-- begin RECORDS SHOWN --
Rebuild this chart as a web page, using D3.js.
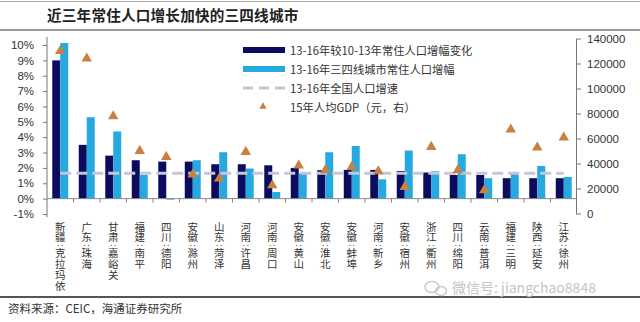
-- end RECORDS SHOWN --
-- begin RECORDS SHOWN --
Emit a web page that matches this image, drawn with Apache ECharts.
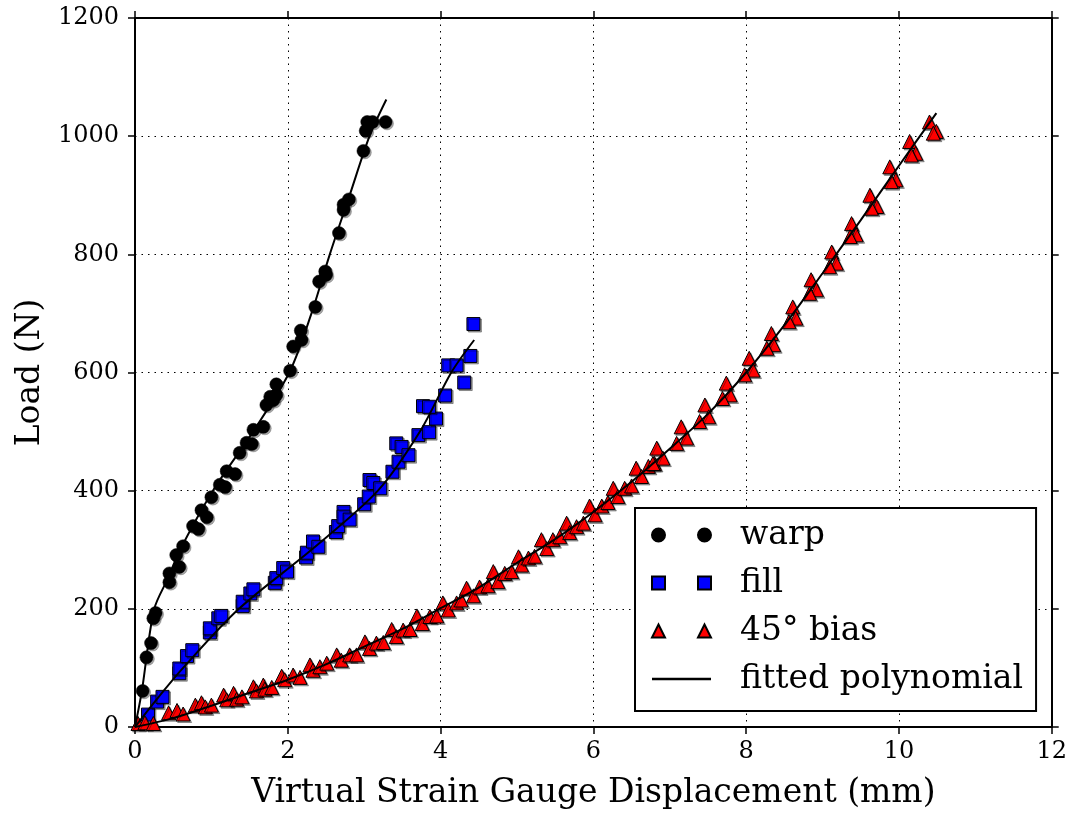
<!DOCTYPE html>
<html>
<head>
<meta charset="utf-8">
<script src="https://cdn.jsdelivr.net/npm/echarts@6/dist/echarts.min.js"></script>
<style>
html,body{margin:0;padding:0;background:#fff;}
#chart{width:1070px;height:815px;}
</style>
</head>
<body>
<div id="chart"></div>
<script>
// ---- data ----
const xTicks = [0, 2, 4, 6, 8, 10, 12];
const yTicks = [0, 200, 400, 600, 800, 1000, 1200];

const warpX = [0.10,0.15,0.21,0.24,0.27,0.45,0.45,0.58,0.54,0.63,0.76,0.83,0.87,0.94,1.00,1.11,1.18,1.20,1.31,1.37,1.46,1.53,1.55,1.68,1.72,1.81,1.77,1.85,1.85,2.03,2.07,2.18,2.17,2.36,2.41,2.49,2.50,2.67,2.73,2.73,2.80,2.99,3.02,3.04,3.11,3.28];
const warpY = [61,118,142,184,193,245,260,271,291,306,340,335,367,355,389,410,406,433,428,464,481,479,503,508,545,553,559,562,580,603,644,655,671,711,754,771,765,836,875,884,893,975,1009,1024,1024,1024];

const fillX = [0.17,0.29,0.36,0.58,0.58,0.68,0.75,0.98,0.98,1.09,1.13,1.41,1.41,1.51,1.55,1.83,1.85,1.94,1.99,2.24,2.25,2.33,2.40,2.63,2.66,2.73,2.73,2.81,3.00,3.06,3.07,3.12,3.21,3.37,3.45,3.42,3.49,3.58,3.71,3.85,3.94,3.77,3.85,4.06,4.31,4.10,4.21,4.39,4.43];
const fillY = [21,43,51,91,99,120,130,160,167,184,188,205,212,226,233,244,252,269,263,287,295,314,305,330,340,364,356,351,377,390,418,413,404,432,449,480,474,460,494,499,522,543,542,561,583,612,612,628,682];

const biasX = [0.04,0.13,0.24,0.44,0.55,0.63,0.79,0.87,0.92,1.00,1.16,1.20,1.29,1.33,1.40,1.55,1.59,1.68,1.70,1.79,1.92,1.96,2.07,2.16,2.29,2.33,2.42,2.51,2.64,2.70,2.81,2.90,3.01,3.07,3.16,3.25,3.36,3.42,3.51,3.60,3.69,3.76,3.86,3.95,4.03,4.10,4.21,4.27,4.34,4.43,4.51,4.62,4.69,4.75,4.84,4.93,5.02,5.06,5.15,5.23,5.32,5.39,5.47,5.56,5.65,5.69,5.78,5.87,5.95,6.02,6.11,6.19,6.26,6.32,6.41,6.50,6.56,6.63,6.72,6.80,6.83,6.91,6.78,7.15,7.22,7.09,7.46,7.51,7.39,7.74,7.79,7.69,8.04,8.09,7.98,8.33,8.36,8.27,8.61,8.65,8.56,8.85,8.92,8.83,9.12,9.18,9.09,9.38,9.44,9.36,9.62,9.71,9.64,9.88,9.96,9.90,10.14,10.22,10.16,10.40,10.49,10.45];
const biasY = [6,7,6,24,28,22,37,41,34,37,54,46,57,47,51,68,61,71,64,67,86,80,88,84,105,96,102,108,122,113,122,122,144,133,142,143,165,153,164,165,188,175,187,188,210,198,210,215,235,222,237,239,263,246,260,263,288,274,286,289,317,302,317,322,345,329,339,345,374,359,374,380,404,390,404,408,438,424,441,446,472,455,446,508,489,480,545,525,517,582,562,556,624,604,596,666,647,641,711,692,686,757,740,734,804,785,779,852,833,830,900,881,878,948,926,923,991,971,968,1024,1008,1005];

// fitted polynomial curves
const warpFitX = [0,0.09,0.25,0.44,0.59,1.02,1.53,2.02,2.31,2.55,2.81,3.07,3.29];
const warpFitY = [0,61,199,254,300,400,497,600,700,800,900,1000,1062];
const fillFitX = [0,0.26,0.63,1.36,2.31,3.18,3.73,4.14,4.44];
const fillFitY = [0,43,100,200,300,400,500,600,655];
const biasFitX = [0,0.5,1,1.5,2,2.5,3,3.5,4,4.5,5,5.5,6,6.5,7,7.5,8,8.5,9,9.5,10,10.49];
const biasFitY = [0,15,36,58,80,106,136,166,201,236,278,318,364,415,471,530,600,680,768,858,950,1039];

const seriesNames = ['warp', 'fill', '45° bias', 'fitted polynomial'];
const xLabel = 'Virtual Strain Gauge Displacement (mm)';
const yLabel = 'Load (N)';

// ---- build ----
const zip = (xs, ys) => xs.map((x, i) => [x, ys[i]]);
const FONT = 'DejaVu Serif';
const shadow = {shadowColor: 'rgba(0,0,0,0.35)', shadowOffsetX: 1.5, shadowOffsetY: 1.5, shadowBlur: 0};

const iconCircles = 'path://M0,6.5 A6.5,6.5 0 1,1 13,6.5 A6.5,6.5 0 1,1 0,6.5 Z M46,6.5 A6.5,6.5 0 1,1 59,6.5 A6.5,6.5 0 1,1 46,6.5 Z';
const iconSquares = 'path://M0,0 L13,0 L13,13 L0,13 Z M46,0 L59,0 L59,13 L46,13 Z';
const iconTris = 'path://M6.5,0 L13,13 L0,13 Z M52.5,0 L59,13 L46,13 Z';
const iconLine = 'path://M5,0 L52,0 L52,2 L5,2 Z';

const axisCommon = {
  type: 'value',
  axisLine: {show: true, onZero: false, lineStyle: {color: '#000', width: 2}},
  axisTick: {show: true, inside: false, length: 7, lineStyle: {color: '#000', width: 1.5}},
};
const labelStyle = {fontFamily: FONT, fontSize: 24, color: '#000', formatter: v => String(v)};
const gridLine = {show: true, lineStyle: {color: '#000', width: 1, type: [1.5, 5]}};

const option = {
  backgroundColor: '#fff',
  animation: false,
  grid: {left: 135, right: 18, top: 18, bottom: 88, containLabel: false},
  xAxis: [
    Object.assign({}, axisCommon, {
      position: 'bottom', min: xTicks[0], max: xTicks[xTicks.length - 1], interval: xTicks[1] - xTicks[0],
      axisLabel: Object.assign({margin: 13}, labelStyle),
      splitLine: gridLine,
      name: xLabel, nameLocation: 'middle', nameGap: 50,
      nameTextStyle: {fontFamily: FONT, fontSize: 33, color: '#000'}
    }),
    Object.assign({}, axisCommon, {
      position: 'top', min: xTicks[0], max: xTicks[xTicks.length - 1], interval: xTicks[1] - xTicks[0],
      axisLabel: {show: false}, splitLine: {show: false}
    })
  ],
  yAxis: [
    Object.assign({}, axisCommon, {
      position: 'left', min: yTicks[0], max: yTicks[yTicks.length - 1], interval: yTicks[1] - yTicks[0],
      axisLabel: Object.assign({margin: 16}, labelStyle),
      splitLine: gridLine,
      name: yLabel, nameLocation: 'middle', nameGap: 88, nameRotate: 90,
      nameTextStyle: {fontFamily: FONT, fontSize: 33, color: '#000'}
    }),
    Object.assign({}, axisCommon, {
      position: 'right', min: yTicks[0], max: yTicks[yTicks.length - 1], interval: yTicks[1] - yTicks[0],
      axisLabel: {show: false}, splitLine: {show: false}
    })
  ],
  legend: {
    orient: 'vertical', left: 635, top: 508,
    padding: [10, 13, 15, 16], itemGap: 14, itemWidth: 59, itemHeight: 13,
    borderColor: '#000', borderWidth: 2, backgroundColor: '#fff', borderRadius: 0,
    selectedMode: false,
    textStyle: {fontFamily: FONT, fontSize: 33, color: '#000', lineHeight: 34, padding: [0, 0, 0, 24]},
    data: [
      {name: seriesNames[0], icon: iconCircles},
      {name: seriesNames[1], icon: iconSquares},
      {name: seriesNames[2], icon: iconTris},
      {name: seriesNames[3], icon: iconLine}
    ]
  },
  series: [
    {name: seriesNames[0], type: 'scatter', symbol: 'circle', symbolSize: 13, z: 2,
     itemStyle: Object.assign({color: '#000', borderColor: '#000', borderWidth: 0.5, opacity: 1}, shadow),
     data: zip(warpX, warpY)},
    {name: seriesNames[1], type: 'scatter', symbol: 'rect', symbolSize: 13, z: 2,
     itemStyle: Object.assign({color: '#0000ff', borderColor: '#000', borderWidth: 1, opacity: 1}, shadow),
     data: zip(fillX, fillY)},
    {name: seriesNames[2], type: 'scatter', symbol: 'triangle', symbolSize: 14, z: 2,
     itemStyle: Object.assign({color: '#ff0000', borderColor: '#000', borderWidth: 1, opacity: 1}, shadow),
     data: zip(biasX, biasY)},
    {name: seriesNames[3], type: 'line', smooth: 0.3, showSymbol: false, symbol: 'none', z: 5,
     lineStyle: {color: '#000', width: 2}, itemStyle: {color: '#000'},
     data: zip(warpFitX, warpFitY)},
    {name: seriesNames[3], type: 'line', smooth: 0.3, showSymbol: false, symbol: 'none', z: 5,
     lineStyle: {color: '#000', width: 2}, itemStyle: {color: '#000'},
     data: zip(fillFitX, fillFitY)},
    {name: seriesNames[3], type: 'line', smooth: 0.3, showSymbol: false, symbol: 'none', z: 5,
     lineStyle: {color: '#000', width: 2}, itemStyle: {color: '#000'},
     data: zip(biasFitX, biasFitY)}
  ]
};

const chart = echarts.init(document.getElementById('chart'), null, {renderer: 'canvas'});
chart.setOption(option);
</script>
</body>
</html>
-- end RECORDS SHOWN --
> _PROBLEM_: Skip the pictures and repeat, word for word, the lines from the one containing "Emit a web page" to the one containing "const yTicks = [0, 200, 400, 600, 800, 1000, 1200];", keeping both of those lines.

> _RESPONSE BELOW_:
Emit a web page that matches this image, drawn with Apache ECharts.
<!DOCTYPE html>
<html>
<head>
<meta charset="utf-8">
<script src="https://cdn.jsdelivr.net/npm/echarts@6/dist/echarts.min.js"></script>
<style>
html,body{margin:0;padding:0;background:#fff;}
#chart{width:1070px;height:815px;}
</style>
</head>
<body>
<div id="chart"></div>
<script>
// ---- data ----
const xTicks = [0, 2, 4, 6, 8, 10, 12];
const yTicks = [0, 200, 400, 600, 800, 1000, 1200];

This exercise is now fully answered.